Maddow knows immediately that Castellanos is lying to the audience. She swivels so abruptly in her chair, trying to make sense of what he is saying, that the camera winds up fixed on a spot just behind her left ear, as if it were an assassin's scope. You can see her, in real time, coming to terms with the extent of the lie as she watches agreement flicker across the face of the other Republican on the panel. "This hasn't just been sold to Alex by someone briefing him on the subject," she thinks to herself. "This is something that has actually been sold to Republicans – this is a vision of Republican World."

The tricky part is knowing what to do about the lie.

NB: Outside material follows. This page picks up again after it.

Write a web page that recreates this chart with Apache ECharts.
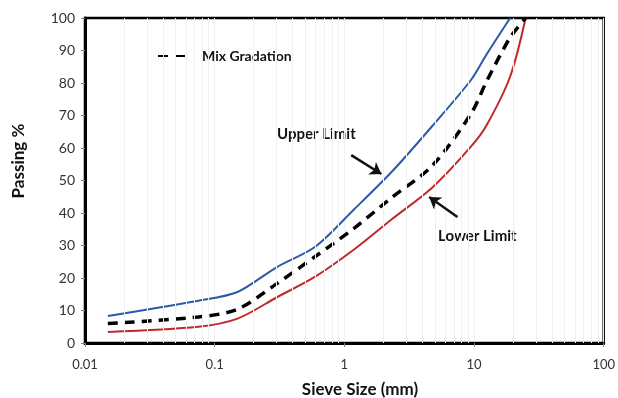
<!DOCTYPE html>
<html><head><meta charset="utf-8">
<script src="https://cdn.jsdelivr.net/npm/echarts@6/dist/echarts.min.js"></script>
<style>html,body{margin:0;padding:0;background:#fff}#c{width:618px;height:398px}</style>
</head><body><div id="c"></div>
<script>
const sieveSizes = [0.015, 0.075, 0.15, 0.3, 0.6, 1.18, 2.36, 4.75, 9.5, 12.5, 19, 25];
const upperLimit = [8.3, 13, 15.7, 23.3, 29.7, 41, 53, 66.7, 81, 88.8, 100, null];
const lowerLimit = [3.4, 5.0, 7.5, 14, 20.5, 28.7, 38.3, 47.8, 60.5, 67, 82, 100];
const mixGradation = [6.0, 8.0, 10.4, 18.2, 26.7, 35.2, 45, 54.5, 70.6, 80.5, 94, 100];
const minorGrid = [0.02,0.03,0.04,0.05,0.06,0.07,0.08,0.09,0.2,0.3,0.4,0.5,0.6,0.7,0.8,0.9,2,3,4,5,6,7,8,9,20,30,40,50,60,70,80,90];
const yTicks = [0,10,20,30,40,50,60,70,80,90,100];
const upperArrow = [[1.13, 57.8], [1.93, 52]];
const lowerArrow = [[7.45, 38.8], [4.51, 44.9]];

const pairs = (vals) => sieveSizes.map((s, i) => [s, vals[i]]).filter(p => p[1] !== null);
const font = 'Lato, "Open Sans", sans-serif';
const chart = echarts.init(document.getElementById('c'), null, {renderer: 'canvas'});
chart.setOption({
  animation: false,
  grid: {left: 85, right: 2, top: 18, bottom: 55, show: true, borderColor: '#000', borderWidth: 2.5},
  legend: {
    data: ['Mix Gradation'], left: 152, top: 44, itemWidth: 33, itemHeight: 14,
    itemStyle: {opacity: 0},
    textStyle: {fontFamily: font, fontWeight: 'bold', fontSize: 14, color: '#111', padding: [0,0,0,6]}
  },
  xAxis: {
    type: 'log', logBase: 10, min: 0.01, max: 100,
    axisLine: {lineStyle: {color: '#000', width: 3}},
    axisTick: {show: true, length: 4, lineStyle: {color: '#888'}},
    axisLabel: {fontFamily: font, fontSize: 13, color: '#333', margin: 15,
      formatter: v => String(v)},
    splitLine: {show: true, lineStyle: {color: '#f0f0f0', width: 1}}
  },
  yAxis: {
    type: 'value', min: 0, max: 100, interval: 10,
    axisLine: {show: true, lineStyle: {color: '#000', width: 3}},
    axisTick: {show: true, length: 4, lineStyle: {color: '#888'}},
    axisLabel: {fontFamily: font, fontSize: 14, color: '#333', margin: 10,
      formatter: v => yTicks.includes(v) ? String(v) : ''},
    splitLine: {show: false}
  },
  series: [
    {name: 'grid', type: 'line', data: [], z: 0, silent: true,
     markLine: {silent: true, symbol: 'none', label: {show: false},
       lineStyle: {color: '#f0f0f0', width: 1, type: 'solid'},
       data: minorGrid.map(v => ({xAxis: v}))}},
    {name: 'Upper Limit', type: 'line', data: pairs(upperLimit), smooth: 0.3, symbol: 'none',
     lineStyle: {color: '#2b5aa8', width: 2}, itemStyle: {color: '#2b5aa8'}, z: 3,
     markLine: {silent: true, symbol: ['none', 'arrow'], symbolSize: 11, label: {show: false},
       lineStyle: {color: '#111', width: 2.5, type: 'solid'},
       data: [
         [{coord: upperArrow[0]}, {coord: upperArrow[1]}],
         [{coord: lowerArrow[0]}, {coord: lowerArrow[1]}]
       ]}},
    {name: 'Lower Limit', type: 'line', data: pairs(lowerLimit), smooth: 0.3, symbol: 'none',
     lineStyle: {color: '#c0282c', width: 2}, itemStyle: {color: '#c0282c'}, z: 3},
    {name: 'Mix Gradation', type: 'line', data: pairs(mixGradation), smooth: 0.3, symbol: 'none',
     lineStyle: {color: '#000', width: 3.5, type: [10, 7]}, itemStyle: {color: '#000'}, z: 4}
  ],
  graphic: [
    {type: 'text', left: 277, top: 127, style: {text: 'Upper Limit', font: 'bold 15px ' + font, fill: '#111'}},
    {type: 'text', left: 438, top: 229, style: {text: 'Lower Limit', font: 'bold 15px ' + font, fill: '#111'}},
    {type: 'text', x: 19, y: 161, rotation: Math.PI / 2,
     style: {text: 'Passing %', font: 'bold 17px ' + font, fill: '#111', align: 'center', verticalAlign: 'middle'}},
    {type: 'text', x: 360, y: 390,
     style: {text: 'Sieve Size (mm)', font: 'bold 17px ' + font, fill: '#111', align: 'center', verticalAlign: 'middle'}}
  ]
});
</script></body></html>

Chris Matthews would erupt in thunderous outrage; Keith Olbermann would dissolve into a knowing sneer. But Maddow's skills are different: She strives not for the expression of political anger but for its suppression, to distance herself from the partisan debate rather than engage it, to steward progressive fury into a world of certainty, of charts, graphs, statistics, a real world that matters and that the political debate can't corrupt. Maddow's producers say, unexpectedly, that the closest analog for her style as a broadcaster is Glenn Beck, whose abilities as a performer she very much admires. Though their worldviews could not be more different, Maddow and Beck both attempt to pull off a similar trick: to reflect and redirect their audience's rage at politics without succumbing to it. What Maddow is trying to build is a different channel for liberal anger, an outsider's channel, one that steers the viewer's attention away from the theater of politics and toward the exercise of power, which is to say toward policy. On-air, like Beck, she is almost relentlessly cheerful. "Anger is like sugar in a cocktail," Maddow tells me. "I'd rather have none at all than a grain too much."

But this time, apparently, she lets a grain too much show. "Rachel, I love how passionate you are," Castellanos says, coolly pivoting the argument from the facts to her barely contained fury.

"That's really condescending," Maddow replies.

This is Maddow's battle with television: to try to bring a different, more objective model of inquiry to a world of political talking points. Later that week, conferring with her staff, Maddow recounts what had actually flickered across her mind in that instant with Castellanos. "I wanted to say, 'Are you saying I'm cute when I'm angry?'" she recalls. "But I didn't, because when you're a woman on television, you can't even say the word angry."

Each day at 2:00, on the fourth floor of 30 Rockefeller Center, Maddow leaves her office and the "temple of paper" she has been reading and assembles her staff around a white board, where potential stories have been listed. She stares at them mutely for a while, trying to discern from the raw current of the news what is interesting to her, and to whittle the day's events into a show.

Today they already have a winner lined up. In Michigan, the Republican governor has appointed emergency financial managers to take over the affairs of some of the state's most debt-ridden towns, many of them heavily African-American. The managers, in several cases, have turned into tyrants, selling off public assets to the private sector. One of Maddow's producers has traveled around Michigan, and has lots of terrific tape. ("We believe in voting!" one citizen thunders during a town hall.) No one else is talking about Michigan, which makes it a perfect Maddow segment, one that will give her audience a glimpse of the secret workings of power, of a violation of rights. When it airs, it will be the most watched segment of the day's show.